This paper deals with the general form of parameterized and nonlinear partial differential equations as follows:

ut+N[u;λ]=0,xΩ,t[0,T] \begin{equation} u_{t} + \mathcal{N}[u; \lambda] = 0,\quad x \in \Omega,\quad t \in [0,T] \end{equation}

Here, u=u(t,x)u=u(t,x) is the hidden (i.e., not given or unknown) function, the solution of (1)(1) that we seek, and N[;λ]\mathcal{N}[\cdot; \lambda] is a nonlinear operator parameterized by λ\lambda, with ΩRD\Omega \subset \mathbb{R}^{D}. Many problems in mathematical physics can be represented in this form. For instance, consider the one-dimensional viscous Burgers’ equation:

ut+uux=νuxx u_{t} + uu_{x} = \nu u_{xx}

This corresponds to the case in (1)(1) where N[u;λ]=λ1uuxλ2uxx\mathcal{N}[u; \lambda] = \lambda_{1} uu_{x} - \lambda_{2}u_{xx} and λ=(λ1,λ2)\lambda = (\lambda_{1}, \lambda_{2}). The two problems addressed for the given equation (1)(1) are as follows:

  • data-driven solution of PDEs: For a fixed λ\lambda, what is the solution u(t,x)u(t,x) of the system?
  • data-driven discovery of PDEs: What are the parameters λ\lambda that best describe the observed data?

3. Data-driven solutions of partial differential equations

Section 3 discusses the problem of finding data-driven solutions for partial differential equations of the following form:

ut+N[u]=0,xΩ,t[0,T] \begin{equation} u_{t} + \mathcal{N}[u] = 0,\quad x \in \Omega,\quad t \in [0,T] \end{equation}

This corresponds to the situation in (1)(1) where the parameter λ\lambda is fixed. Section 3.1 and Section 3.2 will cover continuous time models and discrete time models respectively. The problem of finding the equations will be addressed in Section 4. The meaning of ‘data’ mentioned here will be explained in detail below.

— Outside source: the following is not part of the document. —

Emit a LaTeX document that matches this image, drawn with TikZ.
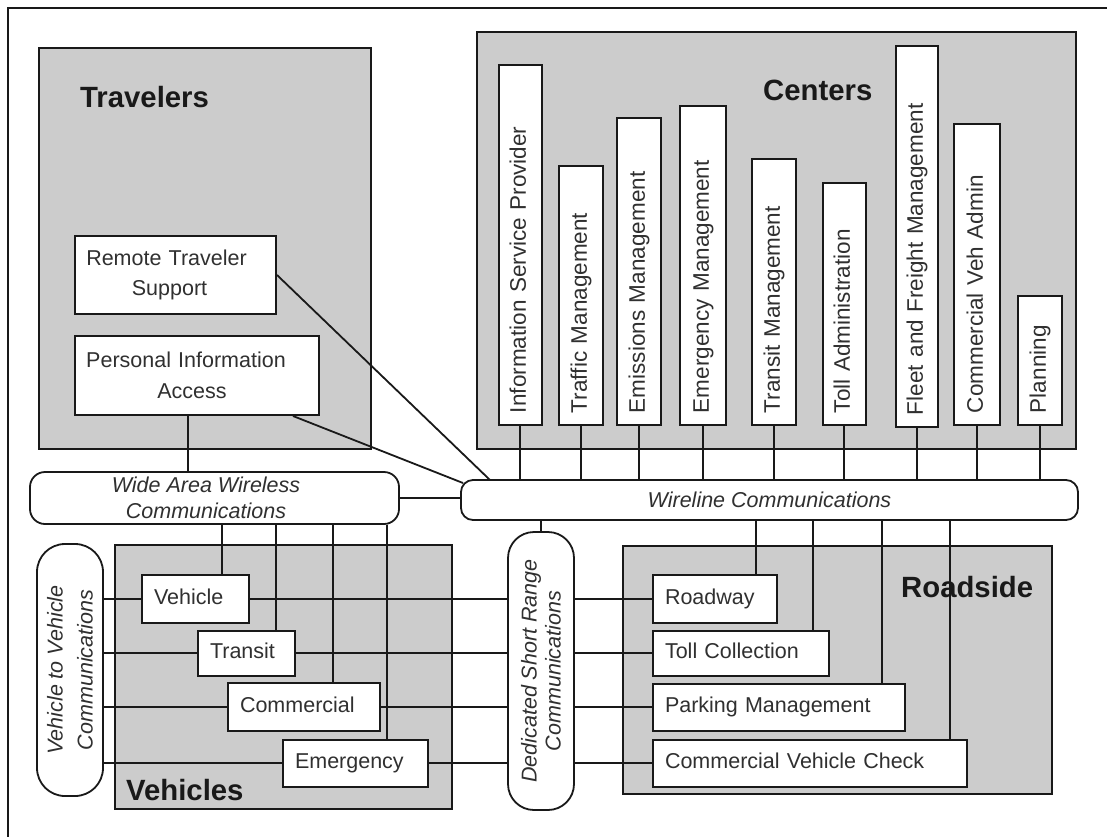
\documentclass[tikz,border=0pt]{standalone}
\usepackage{fontspec}
\setmainfont{Liberation Sans}
\definecolor{grpfill}{RGB}{204,204,204}
\definecolor{ink}{RGB}{25,25,25}
\newcommand{\padr}[1]{\rule{#1}{0pt}}
\begin{document}
\begin{tikzpicture}[x=1pt,y={(0pt,-1pt)},
  group/.style={draw=ink, line width=2pt, fill=grpfill, inner sep=0pt},
  title/.style={font=\fontsize{29.3}{32}\selectfont\bfseries, anchor=base west, inner sep=0pt, text=ink},
  box/.style={draw=ink, line width=2pt, fill=white, inner ysep=0pt, inner xsep=12pt, align=left,
              font=\fontsize{21.5}{26}\selectfont, text=ink!90, text height=15.5pt, text depth=4.5pt},
  vbox/.style={box, rotate=90, font=\fontsize{22.5}{26}\selectfont, text height=16pt, text depth=4.5pt},
  tbox/.style={draw=ink, line width=2pt, fill=white, inner sep=0pt, align=center, text=ink!90},
  comm/.style={draw=ink, line width=1.8pt, fill=white, rounded corners=#1, align=center,
               inner sep=0pt, text=ink!90},
  link/.style={draw=ink, line width=1.8pt}]
\useasboundingbox (0,0) rectangle (1107,836);
\clip (0,0) rectangle (1107,836);
\fill[white] (0,0) rectangle (1107,836);
% outer frame
\draw[ink, line width=1.6pt] (8,900) -- (8,8) -- (1200,8);

% groups
\node[group, minimum width=332pt, minimum height=401pt] (travelers) at (205,248.5) {};
\node[group, minimum width=599pt, minimum height=417pt] (centers) at (776.5,240.5) {};
\node[group, minimum width=337pt, minimum height=264pt] (vehicles) at (283.5,677) {};
\node[group, minimum width=429pt, minimum height=248pt] (roadside) at (837.5,670) {};

\node[title] (tTrav) at (80,107) {Travelers};
\node[title] (tCent) at (763,100) {Centers};
\node[title] (tVeh) at (126,800) {Vehicles};
\node[title] (tRoad) at (901,597) {Roadside};

% travelers
\node[tbox, text width=201pt, minimum height=78pt, font=\fontsize{21.5}{30}\selectfont] (rts) at (175.5,275)
  {Remote Traveler\padr{18pt}\\Support\padr{12pt}};
\node[tbox, text width=244pt, minimum height=79pt, font=\fontsize{21.5}{31}\selectfont] (pia) at (197,375.5)
  {Personal Information\padr{22pt}\\Access\padr{10pt}};

% centers
\node[vbox, minimum width=360pt, minimum height=43pt, text width=336pt] (isp) at (520,245) {Information Service Provider};
\node[vbox, minimum width=259pt, minimum height=44pt, text width=235pt] (tm) at (581,295.5) {Traffic Management};
\node[vbox, minimum width=307pt, minimum height=44pt, text width=283pt] (em) at (639,271.5) {Emissions Management};
\node[vbox, minimum width=319pt, minimum height=46pt, text width=295pt] (emm) at (703,265.5) {Emergency Management};
\node[vbox, minimum width=266pt, minimum height=44pt, text width=242pt] (trm) at (774,292) {Transit Management};
\node[vbox, minimum width=242pt, minimum height=43pt, text width=218pt] (ta) at (844,304) {Toll Administration};
\node[vbox, minimum width=381pt, minimum height=42pt, text width=357pt] (ffm) at (917,236.5) {Fleet and Freight Management};
\node[vbox, minimum width=301pt, minimum height=46pt, text width=277pt] (cva) at (977,274.5) {Commercial Veh Admin};
\node[vbox, minimum width=129pt, minimum height=44pt, text width=105pt] (plan) at (1040,360.5) {Planning};

% communications
\node[comm=15pt, minimum width=369pt, minimum height=52pt, font=\fontsize{21.5}{26}\selectfont\itshape] (waw) at (214.5,498)
  {Wide Area Wireless\padr{17pt}\\Communications\padr{17pt}};
\node[comm=12pt, minimum width=617pt, minimum height=40pt, font=\fontsize{21.5}{26}\selectfont\itshape] (wire) at (769.5,500)
  {Wireline Communications};
\node[comm=28pt, rotate=90, minimum width=252pt, minimum height=66pt, font=\fontsize{21.5}{30}\selectfont\itshape] (v2v) at (70,670)
  {Vehicle to Vehicle\\Communications};
\node[comm=26pt, rotate=90, minimum width=278pt, minimum height=66pt, font=\fontsize{21.5}{24}\selectfont\itshape] (dsrc) at (541,671)
  {Dedicated Short Range\\Communications};

% vehicles
\node[box, minimum width=107pt, minimum height=48pt, text width=83pt] (veh) at (195.5,599) {Vehicle};
\node[box, minimum width=97pt, minimum height=45pt, text width=73pt] (tran) at (246.5,653) {Transit};
\node[box, minimum width=152pt, minimum height=48pt, text width=128pt] (comv) at (304,707) {Commercial};
\node[box, minimum width=145pt, minimum height=47pt, text width=121pt] (emer) at (355.5,763) {Emergency};

% roadside
\node[box, minimum width=124pt, minimum height=48pt, text width=100pt] (road) at (715,599) {Roadway};
\node[box, minimum width=176pt, minimum height=45pt, text width=152pt] (toll) at (741,653) {Toll Collection};
\node[box, minimum width=252pt, minimum height=47pt, text width=228pt] (park) at (779,707) {Parking Management};
\node[box, minimum width=314pt, minimum height=47pt, text width=290pt] (cvc) at (810,763) {Commercial Vehicle Check};

% helper coordinates
\coordinate (xpia) at (188,0);
\coordinate (xpd) at (293,0);
\coordinate (w1) at (490,480);
\coordinate (w2) at (463,483);
\coordinate (vx1) at (222,0);
\coordinate (vx2) at (276,0);
\coordinate (vx3) at (333,0);
\coordinate (vx4) at (387,0);
\coordinate (rx1) at (756,0);
\coordinate (rx2) at (813,0);
\coordinate (rx3) at (882,0);
\coordinate (rx4) at (950,0);

% connectors
\draw[link] (pia.south -| xpia) -- (waw.north -| xpia);
\draw[link] (rts.east) -- (w1);
\draw[link] (pia.south -| xpd) -- (w2);
\draw[link] (waw.east) -- (waw.east -| wire.west);
\foreach \b in {isp,tm,em,emm,trm,ta,ffm,cva,plan}
  \draw[link] (\b.west) -- (\b.west |- wire.north);
\draw[link] (dsrc.east |- wire.south) -- (dsrc.east);
\draw[link] (waw.south -| vx1) -- (veh.north -| vx1);
\draw[link] (waw.south -| vx2) -- (tran.north -| vx2);
\draw[link] (waw.south -| vx3) -- (comv.north -| vx3);
\draw[link] (waw.south -| vx4) -- (emer.north -| vx4);
\draw[link] (wire.south -| rx1) -- (road.north -| rx1);
\draw[link] (wire.south -| rx2) -- (toll.north -| rx2);
\draw[link] (wire.south -| rx3) -- (park.north -| rx3);
\draw[link] (wire.south -| rx4) -- (cvc.north -| rx4);
\foreach \v/\r in {veh/road,tran/toll,comv/park,emer/cvc}{
  \draw[link] (v2v.south |- \v.west) -- (\v.west);
  \draw[link] (\v.east) -- (dsrc.north |- \v.east);
  \draw[link] (dsrc.south |- \r.west) -- (\r.west);
}
\end{tikzpicture}
\end{document}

3.1. Continuous time models

Assuming (t,x)R×R(t,x) \in \mathbb{R} \times \mathbb{R}, then u:R2Ru : \mathbb{R}^{2} \to \mathbb{R}. This will be approximated using an artificial neural network, employing a simple MLP implemented as follows. In Julia, it would be:

using Flux

u = Chain(
    Dense(2, 10, relu),
    Dense(10, 10, relu),
    Dense(10, 1)
    )

In PyTorch, it would be:

import torch
import torch.nn as nn
import torch.nn.functional as F

layers = [2, 10, 10, 1]

class network(nn.Module):
    def __init__(self):
        super(network, self).__init__()
        layer_list = [nn.Linear(layers[i], layers[i+1]) for i in range(len(layers)-1)]
        self.linears = nn.ModuleList(layer_list)
        
    def forward(self, tx):
        u = tx

        for i in range(len(layers)-2):
            u = self.linears[i](u)
            u = F.relu(u)

        u = self.linears[-1](u)
        
        return u

u = network()

Now, uu represents the artificial neural network we’ve defined, with 22 input nodes and 11 output node. Let’s define the left-hand side of (2)(2) as a function f=f(t,x;u)f = f(t,x; u) as follows:

f:=ut+N[u] \begin{equation} f := u_{t} + \mathcal{N}[u] \end{equation}

Since uu is an artificial neural network, ff also becomes a sort of artificial neural network with hidden layer parameters. The ff defined in this way is called a physics-informed neural network (PINN), which is, in essence, the given partial differential equation itself. The differentiation included in ff is implemented through automatic differentiation and shares the same parameters as uu. If the artificial neural network uu accurately approximates the solution to (2)(2), the function values of ff should be zero everywhere. We can infer that we will train the artificial neural network in a direction where f0 f \to 0.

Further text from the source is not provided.